More information:visitutah.com; nps.gov

Native Campervans: In Salt Lake City, Las Vegas, Denver and Phoenix (nativecampervans.com)

Watchman Campground in Zion; Fruita Campground in Capitol Reef and Ken’s Lake Campground in Moab: Reserve up to six months ahead at recreation.gov.

We flew to Las Vegas and picked up Hulk from Native Campervans before heading off to Zion to start a week on the road that would end in Salt Lake City. An outfitted Ram ProMaster, the van had sleeping spots for four, with one double bed and a pop-up rooftop tent. In the back was a pull-out Yeti cooler, a camping stove with cooking gear and dishes, a five-gallon water container and grocery storage.

One highlight came when we arrived in Zion after the nearly three-hour drive from Vegas. We had booked a late-afternoon excursion with Zion Canyon Horseback Rides. Crossing the Virgin River on our horses, we followed the trail through the stunning Court of the Patriarchs. It was our youngest’s first-ever trail ride, and she beamed the entire time.

Bryce Canyon to Capitol Reef

After two nights at Zion, we drove the incredible, twisting Zion-Mount Carmel Highway up to Bryce Canyon National Park, stopping for a family of bighorn sheep in the road and marveling at the views.

We spent a day at Bryce, descending into the gorgeous Bryce Canyon Amphitheater on the Queen’s Garden trail, our boots squishing in the mud. We delighted in the towering red hoodoos (rock spires) around every corner, and passed the one named Queen Victoria. It is supposed to look like a London statue of the monarch.

That night we made a stop in the town of Panguitch for barbecue and drove on to Capitol Reef National Park. A full moon rose above the road as we arrived at Fruita Campground. Capitol Reef — named for both a white Navajo Sandstone dome that looks like the U.S. Capitol and a long ridge that was a “reef-like” barrier for travelers — is home to striking rock formations and heirloom orchards planted by Mormon pioneers.

Less crowded and more low-key than the other Utah parks, Capitol Reef was where the kids ticked off Junior Ranger requirements and attended talks on geology and history. We also fully unplugged — there was no cellular service in the park, where we stayed for two nights.

The apricot orchards near our campsite were just beginning to bloom; when the fruit is ripe, many of Fruita’s 1,900 trees are open for picking. Before hiking the Hickman Bridge trail, we had a pie picnic outside the historic Gifford House, now home to a bake shop and store.

Arches to Canyonlands

After stretching our legs among the hoodoos at Goblin Valley, our next stop was Moab, Utah’s lively gateway to Arches and Canyonlands national parks. (From April to October, Arches requires a timed entry ticket, available to book in advance.)

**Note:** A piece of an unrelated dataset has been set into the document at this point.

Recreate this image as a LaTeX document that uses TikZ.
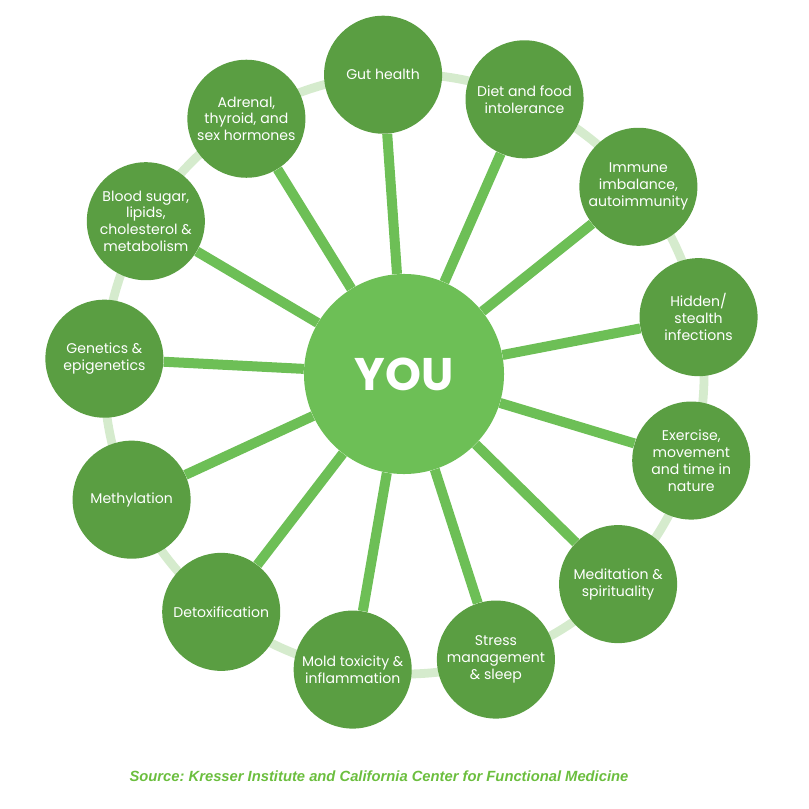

While we were able to reserve campsites in Zion and Capitol Reef about four months before our trip, spots in the last two parks on our list were already gone. Instead, we parked Hulk at a Bureau of Land Management campground outside of Moab called Ken’s Lake, where we stayed for two nights. It was more bare-bones than our previous spots, but had lovely views of the La Sal Mountains.

We got up early to spend one very full day exploring both parks. The NPS labels it “strenuous,” so we were a little wary before heading out on Arches’ Delicate Arch Trail. Even our 7-year-old didn’t find the climb difficult, though, and the trail was not crowded. Plus, the payoff was breathtaking. Delicate Arch is one of more than 2,000 natural rock arches in the park, but this symbol of Utah rising improbably over the mountains is a singular sight.

We had a picnic at Arches’ Panorama Point before driving the half-hour to Canyonlands’ Island in the Sky area. We only had time for one hike in this vast, 337,598 acre park — the largest of the Mighty 5. A ranger recommended Mesa Arch Trail, especially popular at sunrise when the stunning span glows orange. Even late in the day, its keyhole view was amazing.

Utah’s amazing national parks had more than lived up to their “Mighty” name.